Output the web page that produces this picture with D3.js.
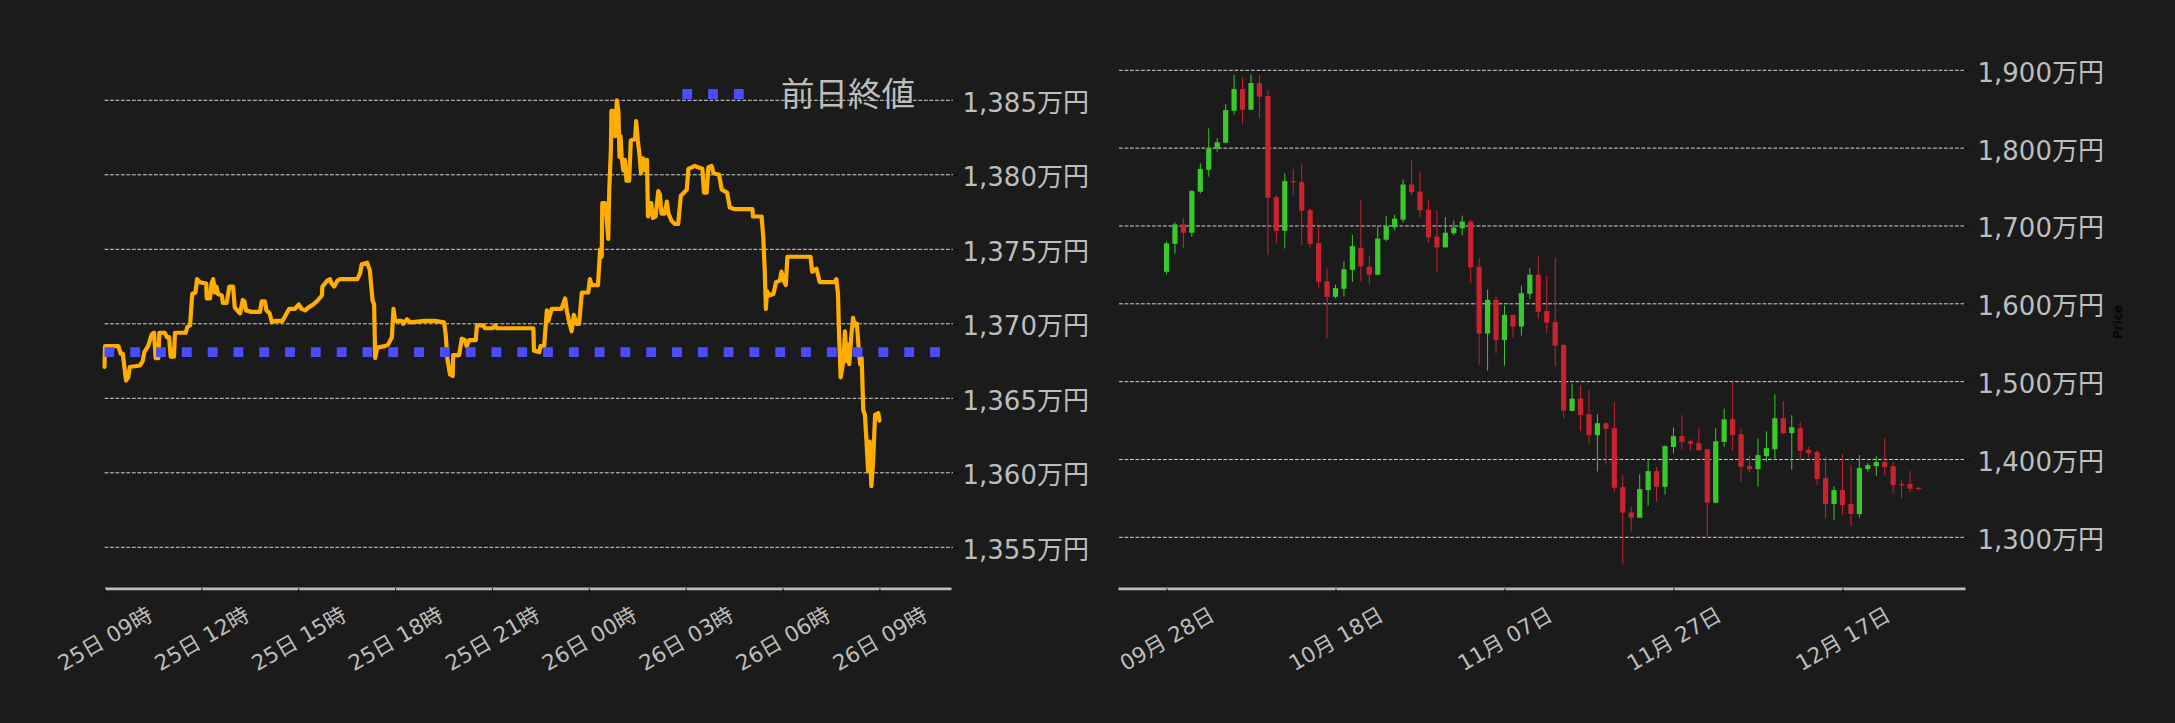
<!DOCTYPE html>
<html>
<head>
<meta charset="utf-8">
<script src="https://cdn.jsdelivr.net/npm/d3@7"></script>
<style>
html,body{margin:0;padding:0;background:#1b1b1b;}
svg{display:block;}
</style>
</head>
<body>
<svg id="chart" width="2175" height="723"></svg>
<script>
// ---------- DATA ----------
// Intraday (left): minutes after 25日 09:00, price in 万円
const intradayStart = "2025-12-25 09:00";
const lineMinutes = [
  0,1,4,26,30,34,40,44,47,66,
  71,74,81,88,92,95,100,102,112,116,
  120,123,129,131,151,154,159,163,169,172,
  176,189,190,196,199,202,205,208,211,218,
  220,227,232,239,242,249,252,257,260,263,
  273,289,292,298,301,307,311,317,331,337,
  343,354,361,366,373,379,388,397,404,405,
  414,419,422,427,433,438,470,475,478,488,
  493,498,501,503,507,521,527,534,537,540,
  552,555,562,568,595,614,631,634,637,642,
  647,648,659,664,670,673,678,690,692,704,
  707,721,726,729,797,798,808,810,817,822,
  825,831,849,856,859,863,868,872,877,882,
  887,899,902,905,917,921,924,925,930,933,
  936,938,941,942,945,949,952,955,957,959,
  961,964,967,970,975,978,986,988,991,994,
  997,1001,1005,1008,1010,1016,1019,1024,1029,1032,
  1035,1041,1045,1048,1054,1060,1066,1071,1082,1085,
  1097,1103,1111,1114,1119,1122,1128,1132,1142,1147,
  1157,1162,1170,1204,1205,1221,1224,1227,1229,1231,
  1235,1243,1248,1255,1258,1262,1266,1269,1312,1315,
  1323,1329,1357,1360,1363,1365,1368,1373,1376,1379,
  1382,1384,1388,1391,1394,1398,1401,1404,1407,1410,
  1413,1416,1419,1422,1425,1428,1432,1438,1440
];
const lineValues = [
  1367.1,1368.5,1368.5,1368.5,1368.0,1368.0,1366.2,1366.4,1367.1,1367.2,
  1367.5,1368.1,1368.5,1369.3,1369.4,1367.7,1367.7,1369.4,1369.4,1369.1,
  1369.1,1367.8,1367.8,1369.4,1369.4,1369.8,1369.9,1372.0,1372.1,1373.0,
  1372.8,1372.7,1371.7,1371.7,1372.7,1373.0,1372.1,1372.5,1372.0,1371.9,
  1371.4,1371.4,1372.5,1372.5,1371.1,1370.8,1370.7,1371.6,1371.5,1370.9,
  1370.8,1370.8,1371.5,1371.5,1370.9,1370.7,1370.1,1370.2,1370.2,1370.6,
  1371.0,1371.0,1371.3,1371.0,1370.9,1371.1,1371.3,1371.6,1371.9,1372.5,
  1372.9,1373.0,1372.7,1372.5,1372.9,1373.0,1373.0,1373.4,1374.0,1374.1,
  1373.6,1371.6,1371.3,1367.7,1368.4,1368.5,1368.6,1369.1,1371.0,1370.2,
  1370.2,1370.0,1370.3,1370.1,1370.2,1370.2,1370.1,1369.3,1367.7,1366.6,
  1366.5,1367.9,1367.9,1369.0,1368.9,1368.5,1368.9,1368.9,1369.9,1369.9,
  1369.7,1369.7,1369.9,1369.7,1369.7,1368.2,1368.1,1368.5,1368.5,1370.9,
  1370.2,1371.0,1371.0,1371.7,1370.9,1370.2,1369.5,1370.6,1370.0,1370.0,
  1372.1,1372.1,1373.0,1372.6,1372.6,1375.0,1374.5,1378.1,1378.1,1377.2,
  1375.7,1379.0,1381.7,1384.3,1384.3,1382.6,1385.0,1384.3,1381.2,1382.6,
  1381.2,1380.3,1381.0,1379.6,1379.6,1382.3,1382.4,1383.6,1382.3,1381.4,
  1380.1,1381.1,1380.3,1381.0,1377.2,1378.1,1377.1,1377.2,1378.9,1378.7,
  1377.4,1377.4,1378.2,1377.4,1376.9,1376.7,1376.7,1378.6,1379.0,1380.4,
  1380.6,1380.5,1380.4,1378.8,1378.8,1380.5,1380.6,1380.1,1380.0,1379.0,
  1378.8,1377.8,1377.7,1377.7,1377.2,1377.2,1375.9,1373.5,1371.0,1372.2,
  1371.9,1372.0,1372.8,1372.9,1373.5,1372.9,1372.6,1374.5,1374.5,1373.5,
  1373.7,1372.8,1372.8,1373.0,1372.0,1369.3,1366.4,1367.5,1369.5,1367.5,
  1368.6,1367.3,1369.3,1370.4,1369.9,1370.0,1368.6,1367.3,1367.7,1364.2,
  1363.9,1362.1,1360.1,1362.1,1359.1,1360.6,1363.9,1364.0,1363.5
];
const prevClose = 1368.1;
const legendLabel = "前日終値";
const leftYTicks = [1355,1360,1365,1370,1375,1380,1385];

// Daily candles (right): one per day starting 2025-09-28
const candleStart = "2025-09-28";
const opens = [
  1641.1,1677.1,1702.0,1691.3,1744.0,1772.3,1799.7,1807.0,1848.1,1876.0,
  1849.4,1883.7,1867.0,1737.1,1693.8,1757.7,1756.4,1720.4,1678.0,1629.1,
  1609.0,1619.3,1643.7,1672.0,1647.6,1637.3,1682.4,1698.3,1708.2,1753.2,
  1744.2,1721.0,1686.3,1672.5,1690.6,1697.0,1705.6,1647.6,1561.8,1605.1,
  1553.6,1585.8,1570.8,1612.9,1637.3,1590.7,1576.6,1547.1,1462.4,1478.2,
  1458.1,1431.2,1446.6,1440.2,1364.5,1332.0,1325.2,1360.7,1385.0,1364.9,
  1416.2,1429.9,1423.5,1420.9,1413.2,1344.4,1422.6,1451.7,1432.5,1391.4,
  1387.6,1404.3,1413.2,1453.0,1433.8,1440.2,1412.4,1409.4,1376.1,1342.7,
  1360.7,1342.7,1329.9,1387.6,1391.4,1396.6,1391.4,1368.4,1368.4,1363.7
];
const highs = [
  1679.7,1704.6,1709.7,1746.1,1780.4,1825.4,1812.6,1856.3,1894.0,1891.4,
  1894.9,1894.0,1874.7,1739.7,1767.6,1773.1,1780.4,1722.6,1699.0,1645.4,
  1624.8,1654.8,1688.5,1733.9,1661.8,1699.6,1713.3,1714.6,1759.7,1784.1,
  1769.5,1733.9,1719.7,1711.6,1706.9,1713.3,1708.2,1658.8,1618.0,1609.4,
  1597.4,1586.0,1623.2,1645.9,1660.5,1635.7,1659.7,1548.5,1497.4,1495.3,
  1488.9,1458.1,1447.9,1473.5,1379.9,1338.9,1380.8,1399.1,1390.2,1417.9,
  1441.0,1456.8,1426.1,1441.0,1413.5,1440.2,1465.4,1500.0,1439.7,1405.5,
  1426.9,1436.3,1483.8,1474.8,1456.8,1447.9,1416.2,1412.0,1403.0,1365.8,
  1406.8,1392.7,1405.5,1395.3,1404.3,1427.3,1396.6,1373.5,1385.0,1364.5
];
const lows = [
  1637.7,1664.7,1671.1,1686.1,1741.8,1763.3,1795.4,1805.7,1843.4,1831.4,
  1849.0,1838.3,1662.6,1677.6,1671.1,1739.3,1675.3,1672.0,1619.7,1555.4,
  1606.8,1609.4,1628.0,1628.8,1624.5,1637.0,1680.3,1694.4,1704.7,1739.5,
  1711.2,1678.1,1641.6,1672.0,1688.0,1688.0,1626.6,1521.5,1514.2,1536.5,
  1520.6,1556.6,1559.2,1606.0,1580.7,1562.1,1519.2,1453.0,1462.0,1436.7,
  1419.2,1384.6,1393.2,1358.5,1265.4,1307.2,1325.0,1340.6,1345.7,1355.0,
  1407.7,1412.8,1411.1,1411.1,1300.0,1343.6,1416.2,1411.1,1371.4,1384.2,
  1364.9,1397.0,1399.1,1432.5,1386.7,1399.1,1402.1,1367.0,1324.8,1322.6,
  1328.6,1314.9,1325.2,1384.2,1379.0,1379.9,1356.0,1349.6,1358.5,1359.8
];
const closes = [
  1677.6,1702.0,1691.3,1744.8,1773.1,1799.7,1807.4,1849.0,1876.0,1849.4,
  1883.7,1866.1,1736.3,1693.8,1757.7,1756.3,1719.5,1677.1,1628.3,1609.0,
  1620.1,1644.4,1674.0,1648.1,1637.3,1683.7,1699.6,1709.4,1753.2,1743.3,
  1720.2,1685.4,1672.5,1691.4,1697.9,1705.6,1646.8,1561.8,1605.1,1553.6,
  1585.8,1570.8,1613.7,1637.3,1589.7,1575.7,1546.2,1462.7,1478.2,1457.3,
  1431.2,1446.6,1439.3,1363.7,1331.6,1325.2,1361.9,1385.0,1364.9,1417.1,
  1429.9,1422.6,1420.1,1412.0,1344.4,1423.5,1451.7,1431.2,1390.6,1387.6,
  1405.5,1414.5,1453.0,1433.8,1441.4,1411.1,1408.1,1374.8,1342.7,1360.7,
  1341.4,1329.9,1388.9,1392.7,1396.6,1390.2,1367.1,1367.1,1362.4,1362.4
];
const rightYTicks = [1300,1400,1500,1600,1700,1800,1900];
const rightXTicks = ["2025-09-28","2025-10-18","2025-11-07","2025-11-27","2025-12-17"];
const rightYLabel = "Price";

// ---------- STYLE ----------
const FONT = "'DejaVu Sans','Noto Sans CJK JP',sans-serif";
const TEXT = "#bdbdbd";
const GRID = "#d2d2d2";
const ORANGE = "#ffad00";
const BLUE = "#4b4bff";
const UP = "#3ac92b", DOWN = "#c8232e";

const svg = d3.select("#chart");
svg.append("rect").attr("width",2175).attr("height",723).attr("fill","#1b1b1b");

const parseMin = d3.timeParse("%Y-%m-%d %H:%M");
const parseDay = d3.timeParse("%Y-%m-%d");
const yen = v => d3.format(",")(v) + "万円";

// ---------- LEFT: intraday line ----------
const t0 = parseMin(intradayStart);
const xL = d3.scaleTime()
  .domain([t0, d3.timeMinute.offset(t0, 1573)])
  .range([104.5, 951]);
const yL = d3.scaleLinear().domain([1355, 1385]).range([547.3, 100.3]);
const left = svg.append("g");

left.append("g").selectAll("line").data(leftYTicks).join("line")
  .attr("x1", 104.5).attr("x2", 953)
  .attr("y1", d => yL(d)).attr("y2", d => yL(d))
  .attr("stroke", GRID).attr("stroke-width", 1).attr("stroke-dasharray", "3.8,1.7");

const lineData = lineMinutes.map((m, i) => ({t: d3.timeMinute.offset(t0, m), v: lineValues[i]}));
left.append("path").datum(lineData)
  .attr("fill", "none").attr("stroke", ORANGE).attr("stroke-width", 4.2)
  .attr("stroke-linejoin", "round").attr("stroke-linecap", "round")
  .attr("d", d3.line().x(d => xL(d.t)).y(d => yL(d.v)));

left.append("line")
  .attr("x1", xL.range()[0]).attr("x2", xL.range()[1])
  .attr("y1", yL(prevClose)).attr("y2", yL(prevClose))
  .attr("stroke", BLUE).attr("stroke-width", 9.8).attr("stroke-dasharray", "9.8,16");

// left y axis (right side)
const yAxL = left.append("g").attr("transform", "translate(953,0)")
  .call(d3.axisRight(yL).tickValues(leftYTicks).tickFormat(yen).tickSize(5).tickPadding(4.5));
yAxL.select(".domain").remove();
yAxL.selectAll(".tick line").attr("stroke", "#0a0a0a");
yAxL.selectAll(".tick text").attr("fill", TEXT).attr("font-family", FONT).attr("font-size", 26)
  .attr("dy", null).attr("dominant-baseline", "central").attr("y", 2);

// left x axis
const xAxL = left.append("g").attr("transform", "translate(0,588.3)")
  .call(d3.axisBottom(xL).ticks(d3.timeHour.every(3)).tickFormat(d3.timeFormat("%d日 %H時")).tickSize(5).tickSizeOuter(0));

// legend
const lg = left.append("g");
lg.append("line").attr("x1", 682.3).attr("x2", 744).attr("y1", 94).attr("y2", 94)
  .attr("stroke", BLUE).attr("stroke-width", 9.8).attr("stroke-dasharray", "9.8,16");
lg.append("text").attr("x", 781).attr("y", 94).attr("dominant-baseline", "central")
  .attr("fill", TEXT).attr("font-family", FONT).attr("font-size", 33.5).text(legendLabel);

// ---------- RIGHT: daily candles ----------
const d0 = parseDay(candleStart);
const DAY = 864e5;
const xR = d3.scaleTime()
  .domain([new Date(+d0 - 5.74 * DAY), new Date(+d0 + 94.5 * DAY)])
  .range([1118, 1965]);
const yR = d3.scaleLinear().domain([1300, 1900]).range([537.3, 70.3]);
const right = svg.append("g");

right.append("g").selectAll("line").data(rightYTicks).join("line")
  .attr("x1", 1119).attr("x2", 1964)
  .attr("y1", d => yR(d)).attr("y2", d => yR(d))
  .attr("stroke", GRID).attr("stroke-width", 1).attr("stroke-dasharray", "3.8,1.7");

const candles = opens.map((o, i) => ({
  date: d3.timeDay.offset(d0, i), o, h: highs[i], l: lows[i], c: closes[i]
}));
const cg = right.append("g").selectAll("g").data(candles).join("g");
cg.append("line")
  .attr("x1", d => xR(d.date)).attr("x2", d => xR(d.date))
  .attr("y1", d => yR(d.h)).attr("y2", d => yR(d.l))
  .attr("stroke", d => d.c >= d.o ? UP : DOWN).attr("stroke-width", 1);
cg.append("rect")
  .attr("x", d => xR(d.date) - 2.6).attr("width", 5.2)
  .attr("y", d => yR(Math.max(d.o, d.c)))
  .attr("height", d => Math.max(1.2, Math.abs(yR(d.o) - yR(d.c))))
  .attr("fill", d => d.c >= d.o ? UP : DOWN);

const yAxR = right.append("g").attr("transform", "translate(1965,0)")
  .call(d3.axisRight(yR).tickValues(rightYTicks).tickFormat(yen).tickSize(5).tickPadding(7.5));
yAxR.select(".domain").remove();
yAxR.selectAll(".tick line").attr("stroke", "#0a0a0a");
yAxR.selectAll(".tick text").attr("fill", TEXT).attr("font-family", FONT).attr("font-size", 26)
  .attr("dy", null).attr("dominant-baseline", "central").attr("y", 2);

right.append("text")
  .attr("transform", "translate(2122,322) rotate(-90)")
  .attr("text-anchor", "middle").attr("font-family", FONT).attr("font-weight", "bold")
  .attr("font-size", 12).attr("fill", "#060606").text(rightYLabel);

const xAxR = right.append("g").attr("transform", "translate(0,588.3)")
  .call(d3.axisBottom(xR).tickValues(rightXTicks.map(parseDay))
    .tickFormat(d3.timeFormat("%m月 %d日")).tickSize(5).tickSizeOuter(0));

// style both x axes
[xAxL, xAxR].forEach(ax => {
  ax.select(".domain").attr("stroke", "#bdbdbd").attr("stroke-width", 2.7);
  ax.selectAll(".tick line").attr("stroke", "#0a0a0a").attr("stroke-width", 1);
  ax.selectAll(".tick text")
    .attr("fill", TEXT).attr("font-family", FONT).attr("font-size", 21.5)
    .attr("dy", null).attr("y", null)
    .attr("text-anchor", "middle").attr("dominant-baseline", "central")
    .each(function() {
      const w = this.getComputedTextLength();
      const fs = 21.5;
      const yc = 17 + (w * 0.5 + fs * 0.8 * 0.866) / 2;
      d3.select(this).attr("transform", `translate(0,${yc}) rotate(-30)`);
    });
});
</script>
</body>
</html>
▬▬▬▬▬▬▬▬▬▬
SET PROBLEM: Copy each line holding the word "this" from the listing above.

OUTPUT BELOW:
Output the web page that produces this picture with D3.js.
      const w = this.getComputedTextLength();
      d3.select(this).attr("transform", `translate(0,${yc}) rotate(-30)`);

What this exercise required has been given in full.